**Problem requirements:**
Every line of the material is to be quoted verbatim, minus the pictures.

**Data lines:**
□ □ □

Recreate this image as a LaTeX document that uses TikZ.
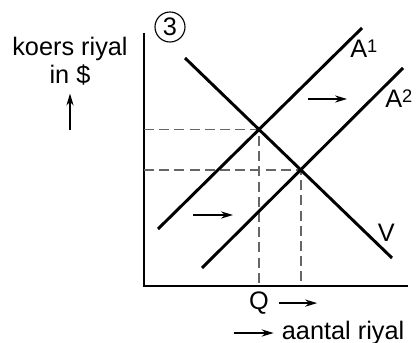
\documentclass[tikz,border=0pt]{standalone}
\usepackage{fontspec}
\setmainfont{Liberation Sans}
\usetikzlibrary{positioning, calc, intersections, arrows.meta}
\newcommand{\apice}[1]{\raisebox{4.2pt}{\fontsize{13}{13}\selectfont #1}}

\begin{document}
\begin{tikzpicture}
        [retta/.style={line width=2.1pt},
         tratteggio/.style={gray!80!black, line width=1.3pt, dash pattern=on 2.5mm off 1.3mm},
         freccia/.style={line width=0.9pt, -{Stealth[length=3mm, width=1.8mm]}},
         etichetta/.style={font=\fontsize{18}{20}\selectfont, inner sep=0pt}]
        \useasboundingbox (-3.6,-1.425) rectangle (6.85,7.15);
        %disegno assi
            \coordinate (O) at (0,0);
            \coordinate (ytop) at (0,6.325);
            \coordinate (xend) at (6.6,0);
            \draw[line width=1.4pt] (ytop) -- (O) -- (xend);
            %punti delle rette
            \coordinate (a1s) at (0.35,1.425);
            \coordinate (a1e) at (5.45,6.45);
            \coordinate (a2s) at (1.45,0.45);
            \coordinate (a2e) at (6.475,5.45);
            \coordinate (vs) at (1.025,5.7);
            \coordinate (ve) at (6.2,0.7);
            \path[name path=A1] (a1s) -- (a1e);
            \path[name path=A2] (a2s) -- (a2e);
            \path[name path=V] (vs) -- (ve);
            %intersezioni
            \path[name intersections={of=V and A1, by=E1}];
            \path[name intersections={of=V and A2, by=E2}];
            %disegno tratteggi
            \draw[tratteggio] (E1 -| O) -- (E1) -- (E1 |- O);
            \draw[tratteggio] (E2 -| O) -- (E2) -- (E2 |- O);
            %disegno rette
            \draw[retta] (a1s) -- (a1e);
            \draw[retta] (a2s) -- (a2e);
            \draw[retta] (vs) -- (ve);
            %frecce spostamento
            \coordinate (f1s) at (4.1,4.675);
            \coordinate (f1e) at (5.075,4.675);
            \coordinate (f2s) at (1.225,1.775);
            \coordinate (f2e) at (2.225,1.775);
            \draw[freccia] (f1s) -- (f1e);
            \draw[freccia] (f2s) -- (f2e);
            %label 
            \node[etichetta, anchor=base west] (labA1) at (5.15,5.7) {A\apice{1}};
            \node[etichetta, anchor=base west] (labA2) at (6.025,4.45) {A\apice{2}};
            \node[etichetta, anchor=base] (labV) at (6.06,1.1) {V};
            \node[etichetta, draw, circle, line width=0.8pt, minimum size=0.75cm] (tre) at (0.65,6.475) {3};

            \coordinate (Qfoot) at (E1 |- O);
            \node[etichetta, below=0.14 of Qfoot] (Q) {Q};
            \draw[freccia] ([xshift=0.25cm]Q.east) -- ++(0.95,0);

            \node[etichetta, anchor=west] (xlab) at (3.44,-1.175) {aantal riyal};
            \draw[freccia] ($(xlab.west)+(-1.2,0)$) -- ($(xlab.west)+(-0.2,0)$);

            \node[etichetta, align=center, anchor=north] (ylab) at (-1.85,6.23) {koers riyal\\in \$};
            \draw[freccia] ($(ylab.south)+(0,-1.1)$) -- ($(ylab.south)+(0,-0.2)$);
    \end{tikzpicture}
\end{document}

□ □ □

**Complete answer:**
Recreate this image as a LaTeX document that uses TikZ.
\documentclass[tikz,border=0pt]{standalone}
\usepackage{fontspec}
\setmainfont{Liberation Sans}
\usetikzlibrary{positioning, calc, intersections, arrows.meta}
\newcommand{\apice}[1]{\raisebox{4.2pt}{\fontsize{13}{13}\selectfont #1}}

\begin{document}
\begin{tikzpicture}
        [retta/.style={line width=2.1pt},
         tratteggio/.style={gray!80!black, line width=1.3pt, dash pattern=on 2.5mm off 1.3mm},
         freccia/.style={line width=0.9pt, -{Stealth[length=3mm, width=1.8mm]}},
         etichetta/.style={font=\fontsize{18}{20}\selectfont, inner sep=0pt}]
        \useasboundingbox (-3.6,-1.425) rectangle (6.85,7.15);
        %disegno assi
            \coordinate (O) at (0,0);
            \coordinate (ytop) at (0,6.325);
            \coordinate (xend) at (6.6,0);
            \draw[line width=1.4pt] (ytop) -- (O) -- (xend);
            %punti delle rette
            \coordinate (a1s) at (0.35,1.425);
            \coordinate (a1e) at (5.45,6.45);
            \coordinate (a2s) at (1.45,0.45);
            \coordinate (a2e) at (6.475,5.45);
            \coordinate (vs) at (1.025,5.7);
            \coordinate (ve) at (6.2,0.7);
            \path[name path=A1] (a1s) -- (a1e);
            \path[name path=A2] (a2s) -- (a2e);
            \path[name path=V] (vs) -- (ve);
            %intersezioni
            \path[name intersections={of=V and A1, by=E1}];
            \path[name intersections={of=V and A2, by=E2}];
            %disegno tratteggi
            \draw[tratteggio] (E1 -| O) -- (E1) -- (E1 |- O);
            \draw[tratteggio] (E2 -| O) -- (E2) -- (E2 |- O);
            %disegno rette
            \draw[retta] (a1s) -- (a1e);
            \draw[retta] (a2s) -- (a2e);
            \draw[retta] (vs) -- (ve);
            %frecce spostamento
            \coordinate (f1s) at (4.1,4.675);
            \coordinate (f1e) at (5.075,4.675);
            \coordinate (f2s) at (1.225,1.775);
            \coordinate (f2e) at (2.225,1.775);
            \draw[freccia] (f1s) -- (f1e);
            \draw[freccia] (f2s) -- (f2e);
            %label 
            \node[etichetta, anchor=base west] (labA1) at (5.15,5.7) {A\apice{1}};
            \node[etichetta, anchor=base west] (labA2) at (6.025,4.45) {A\apice{2}};
            \node[etichetta, anchor=base] (labV) at (6.06,1.1) {V};
            \node[etichetta, draw, circle, line width=0.8pt, minimum size=0.75cm] (tre) at (0.65,6.475) {3};

            \coordinate (Qfoot) at (E1 |- O);
            \node[etichetta, below=0.14 of Qfoot] (Q) {Q};
            \draw[freccia] ([xshift=0.25cm]Q.east) -- ++(0.95,0);

            \node[etichetta, anchor=west] (xlab) at (3.44,-1.175) {aantal riyal};
            \draw[freccia] ($(xlab.west)+(-1.2,0)$) -- ($(xlab.west)+(-0.2,0)$);

            \node[etichetta, align=center, anchor=north] (ylab) at (-1.85,6.23) {koers riyal\\in \$};
            \draw[freccia] ($(ylab.south)+(0,-1.1)$) -- ($(ylab.south)+(0,-0.2)$);
    \end{tikzpicture}
\end{document}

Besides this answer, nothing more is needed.